▶ [Dataset section]
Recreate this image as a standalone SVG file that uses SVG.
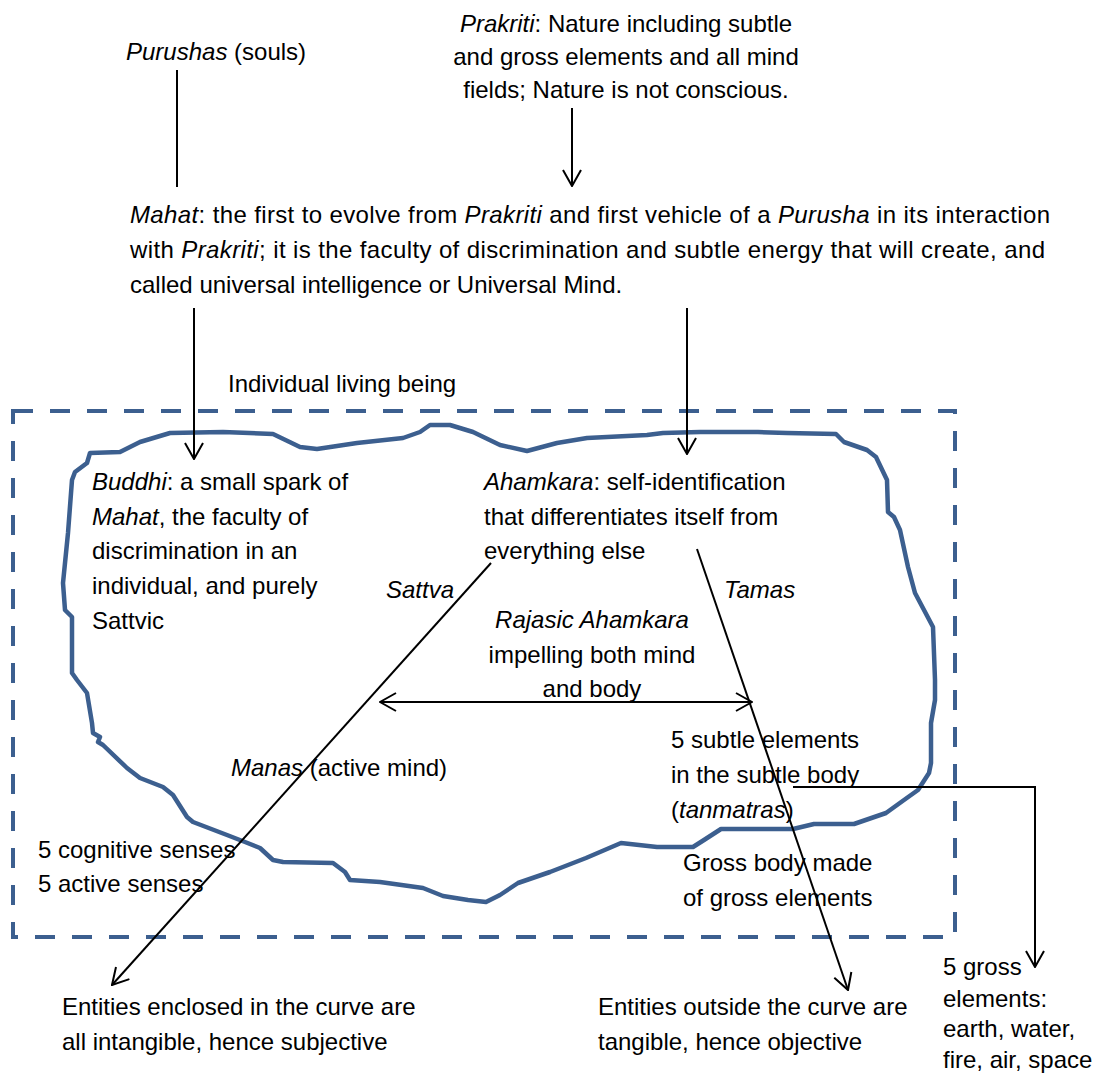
<svg xmlns="http://www.w3.org/2000/svg" width="1097" height="1078" viewBox="0 0 1097 1078">
<style>
  text { font-family: "Liberation Sans", Arial, sans-serif; font-size: 24px; fill: #000; }
  .it { font-style: italic; }
  .mid { text-anchor: middle; }
  .conn { fill: none; stroke: #000; stroke-width: 2; }
  .blue { fill: none; stroke: #3c5f8f; stroke-width: 4.5; stroke-linejoin: round; stroke-linecap: round; }
  .dash { fill: none; stroke: #3c5f8f; stroke-width: 4; stroke-dasharray: 20 17; }
</style>
<defs>
  <marker id="arr" viewBox="0 0 18 20" refX="17" refY="10" markerWidth="18" markerHeight="20" markerUnits="userSpaceOnUse" orient="auto-start-reverse">
    <path d="M1,1 L17,10 L1,19" fill="none" stroke="#000" stroke-width="2"/>
  </marker>
</defs>
<rect width="1097" height="1078" fill="#fff"/>

<g id="individual-box">
  <rect class="dash" x="13" y="411" width="942" height="526"/>
  <text x="228" y="392">Individual living being</text>
</g>

<g id="subjective-curve">
  <polygon class="blue" points="90,453 120,452 140,442 170,433 223,432 273,434 300,447 317,449 357,443 403,438 420,432 430,425 450,425 473,432 500,445 527,451 557,443 587,438 647,435 663,433 700,432 758,432 787,433 836,434 844,442 867,450 876,457 887,480 888,512 894,517 900,530 908,567 915,593 933,627 935,680 935,700 931,723 931,763 929,773 918,790 904,800 886,813 854,824 814,824 793,829 721,829 704,840 693,847 657,847 621,843 586,858 550,872 518,883 500,895 486,902 468,900 443,896 423,888 380,882 350,880 345,872 333,863 283,862 273,860 260,848 245,842 227,835 193,822 187,817 173,795 163,787 140,778 127,768 103,745 98,742 100,737 93,733 92,723 87,693 77,680 72,673 72,617 65,610 63,583 68,533 72,480 75,472 87,463"/>
</g>

<g id="connectors">
  <line class="conn" x1="177" y1="70" x2="177" y2="187"/>
  <line class="conn" x1="572" y1="108" x2="572" y2="186" marker-end="url(#arr)"/>
  <line class="conn" x1="194" y1="308" x2="194" y2="459" marker-end="url(#arr)"/>
  <line class="conn" x1="687" y1="308" x2="687" y2="454" marker-end="url(#arr)"/>
  <line class="conn" x1="491" y1="563" x2="112" y2="985" marker-end="url(#arr)"/>
  <line class="conn" x1="697" y1="549" x2="848" y2="990" marker-end="url(#arr)"/>
  <line class="conn" x1="380" y1="702" x2="752" y2="702" marker-start="url(#arr)" marker-end="url(#arr)"/>
  <polyline class="conn" points="793,787 1035,787 1035,967" marker-end="url(#arr)"/>
</g>

<g id="purushas">
  <text x="126" y="60"><tspan class="it">Purushas</tspan> (souls)</text>
</g>

<g id="prakriti">
  <text class="mid" x="626" y="32"><tspan class="it">Prakriti</tspan>: Nature including subtle</text>
  <text class="mid" x="626" y="65">and gross elements and all mind</text>
  <text class="mid" x="626" y="98">fields; Nature is not conscious.</text>
</g>

<g id="mahat">
  <text x="130" y="223" textLength="920" lengthAdjust="spacing"><tspan class="it">Mahat</tspan>: the first to evolve from <tspan class="it">Prakriti</tspan> and first vehicle of a <tspan class="it">Purusha</tspan> in its interaction</text>
  <text x="130" y="258" textLength="915" lengthAdjust="spacing">with <tspan class="it">Prakriti</tspan>; it is the faculty of discrimination and subtle energy that will create, and</text>
  <text x="130" y="293">called universal intelligence or Universal Mind.</text>
</g>

<g id="buddhi">
  <text x="92" y="490"><tspan class="it">Buddhi</tspan>: a small spark of</text>
  <text x="92" y="525"><tspan class="it">Mahat</tspan>, the faculty of</text>
  <text x="92" y="559">discrimination in an</text>
  <text x="92" y="594">individual, and purely</text>
  <text x="92" y="629">Sattvic</text>
</g>

<g id="ahamkara">
  <text x="484" y="490"><tspan class="it">Ahamkara</tspan>: self-identification</text>
  <text x="484" y="525">that differentiates itself from</text>
  <text x="484" y="559">everything else</text>
</g>

<g id="sattva"><text class="it" x="386" y="598">Sattva</text></g>
<g id="tamas"><text class="it" x="724" y="598">Tamas</text></g>

<g id="rajasic">
  <text class="mid it" x="592" y="628">Rajasic Ahamkara</text>
  <text class="mid" x="592" y="663">impelling both mind</text>
  <text class="mid" x="592" y="697">and body</text>
</g>

<g id="manas">
  <text x="231" y="776"><tspan class="it">Manas</tspan> (active mind)</text>
</g>

<g id="subtle-elements">
  <text x="671" y="748">5 subtle elements</text>
  <text x="671" y="783">in the subtle body</text>
  <text x="671" y="818">(<tspan class="it">tanmatras</tspan>)</text>
</g>

<g id="senses">
  <text x="38" y="858">5 cognitive senses</text>
  <text x="38" y="892">5 active senses</text>
</g>

<g id="gross-body">
  <text x="683" y="871">Gross body made</text>
  <text x="683" y="906">of gross elements</text>
</g>

<g id="subjective-note">
  <text x="62" y="1015">Entities enclosed in the curve are</text>
  <text x="62" y="1050">all intangible, hence subjective</text>
</g>

<g id="objective-note">
  <text x="598" y="1015">Entities outside the curve are</text>
  <text x="598" y="1050">tangible, hence objective</text>
</g>

<g id="gross-elements">
  <text x="943" y="975">5 gross</text>
  <text x="943" y="1007">elements:</text>
  <text x="943" y="1037">earth, water,</text>
  <text x="943" y="1068">fire, air, space</text>
</g>
</svg>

▶ [Stated problem] In your copy, leave out the pictures and reproduce the material above exactly.

▶ [Exercise output]
Recreate this image as a standalone SVG file that uses SVG.
<svg xmlns="http://www.w3.org/2000/svg" width="1097" height="1078" viewBox="0 0 1097 1078">
<style>
  text { font-family: "Liberation Sans", Arial, sans-serif; font-size: 24px; fill: #000; }
  .it { font-style: italic; }
  .mid { text-anchor: middle; }
  .conn { fill: none; stroke: #000; stroke-width: 2; }
  .blue { fill: none; stroke: #3c5f8f; stroke-width: 4.5; stroke-linejoin: round; stroke-linecap: round; }
  .dash { fill: none; stroke: #3c5f8f; stroke-width: 4; stroke-dasharray: 20 17; }
</style>
<defs>
  <marker id="arr" viewBox="0 0 18 20" refX="17" refY="10" markerWidth="18" markerHeight="20" markerUnits="userSpaceOnUse" orient="auto-start-reverse">
    <path d="M1,1 L17,10 L1,19" fill="none" stroke="#000" stroke-width="2"/>
  </marker>
</defs>
<rect width="1097" height="1078" fill="#fff"/>

<g id="individual-box">
  <rect class="dash" x="13" y="411" width="942" height="526"/>
  <text x="228" y="392">Individual living being</text>
</g>

<g id="subjective-curve">
  <polygon class="blue" points="90,453 120,452 140,442 170,433 223,432 273,434 300,447 317,449 357,443 403,438 420,432 430,425 450,425 473,432 500,445 527,451 557,443 587,438 647,435 663,433 700,432 758,432 787,433 836,434 844,442 867,450 876,457 887,480 888,512 894,517 900,530 908,567 915,593 933,627 935,680 935,700 931,723 931,763 929,773 918,790 904,800 886,813 854,824 814,824 793,829 721,829 704,840 693,847 657,847 621,843 586,858 550,872 518,883 500,895 486,902 468,900 443,896 423,888 380,882 350,880 345,872 333,863 283,862 273,860 260,848 245,842 227,835 193,822 187,817 173,795 163,787 140,778 127,768 103,745 98,742 100,737 93,733 92,723 87,693 77,680 72,673 72,617 65,610 63,583 68,533 72,480 75,472 87,463"/>
</g>

<g id="connectors">
  <line class="conn" x1="177" y1="70" x2="177" y2="187"/>
  <line class="conn" x1="572" y1="108" x2="572" y2="186" marker-end="url(#arr)"/>
  <line class="conn" x1="194" y1="308" x2="194" y2="459" marker-end="url(#arr)"/>
  <line class="conn" x1="687" y1="308" x2="687" y2="454" marker-end="url(#arr)"/>
  <line class="conn" x1="491" y1="563" x2="112" y2="985" marker-end="url(#arr)"/>
  <line class="conn" x1="697" y1="549" x2="848" y2="990" marker-end="url(#arr)"/>
  <line class="conn" x1="380" y1="702" x2="752" y2="702" marker-start="url(#arr)" marker-end="url(#arr)"/>
  <polyline class="conn" points="793,787 1035,787 1035,967" marker-end="url(#arr)"/>
</g>

<g id="purushas">
  <text x="126" y="60"><tspan class="it">Purushas</tspan> (souls)</text>
</g>

<g id="prakriti">
  <text class="mid" x="626" y="32"><tspan class="it">Prakriti</tspan>: Nature including subtle</text>
  <text class="mid" x="626" y="65">and gross elements and all mind</text>
  <text class="mid" x="626" y="98">fields; Nature is not conscious.</text>
</g>

<g id="mahat">
  <text x="130" y="223" textLength="920" lengthAdjust="spacing"><tspan class="it">Mahat</tspan>: the first to evolve from <tspan class="it">Prakriti</tspan> and first vehicle of a <tspan class="it">Purusha</tspan> in its interaction</text>
  <text x="130" y="258" textLength="915" lengthAdjust="spacing">with <tspan class="it">Prakriti</tspan>; it is the faculty of discrimination and subtle energy that will create, and</text>
  <text x="130" y="293">called universal intelligence or Universal Mind.</text>
</g>

<g id="buddhi">
  <text x="92" y="490"><tspan class="it">Buddhi</tspan>: a small spark of</text>
  <text x="92" y="525"><tspan class="it">Mahat</tspan>, the faculty of</text>
  <text x="92" y="559">discrimination in an</text>
  <text x="92" y="594">individual, and purely</text>
  <text x="92" y="629">Sattvic</text>
</g>

<g id="ahamkara">
  <text x="484" y="490"><tspan class="it">Ahamkara</tspan>: self-identification</text>
  <text x="484" y="525">that differentiates itself from</text>
  <text x="484" y="559">everything else</text>
</g>

<g id="sattva"><text class="it" x="386" y="598">Sattva</text></g>
<g id="tamas"><text class="it" x="724" y="598">Tamas</text></g>

<g id="rajasic">
  <text class="mid it" x="592" y="628">Rajasic Ahamkara</text>
  <text class="mid" x="592" y="663">impelling both mind</text>
  <text class="mid" x="592" y="697">and body</text>
</g>

<g id="manas">
  <text x="231" y="776"><tspan class="it">Manas</tspan> (active mind)</text>
</g>

<g id="subtle-elements">
  <text x="671" y="748">5 subtle elements</text>
  <text x="671" y="783">in the subtle body</text>
  <text x="671" y="818">(<tspan class="it">tanmatras</tspan>)</text>
</g>

<g id="senses">
  <text x="38" y="858">5 cognitive senses</text>
  <text x="38" y="892">5 active senses</text>
</g>

<g id="gross-body">
  <text x="683" y="871">Gross body made</text>
  <text x="683" y="906">of gross elements</text>
</g>

<g id="subjective-note">
  <text x="62" y="1015">Entities enclosed in the curve are</text>
  <text x="62" y="1050">all intangible, hence subjective</text>
</g>

<g id="objective-note">
  <text x="598" y="1015">Entities outside the curve are</text>
  <text x="598" y="1050">tangible, hence objective</text>
</g>

<g id="gross-elements">
  <text x="943" y="975">5 gross</text>
  <text x="943" y="1007">elements:</text>
  <text x="943" y="1037">earth, water,</text>
  <text x="943" y="1068">fire, air, space</text>
</g>
</svg>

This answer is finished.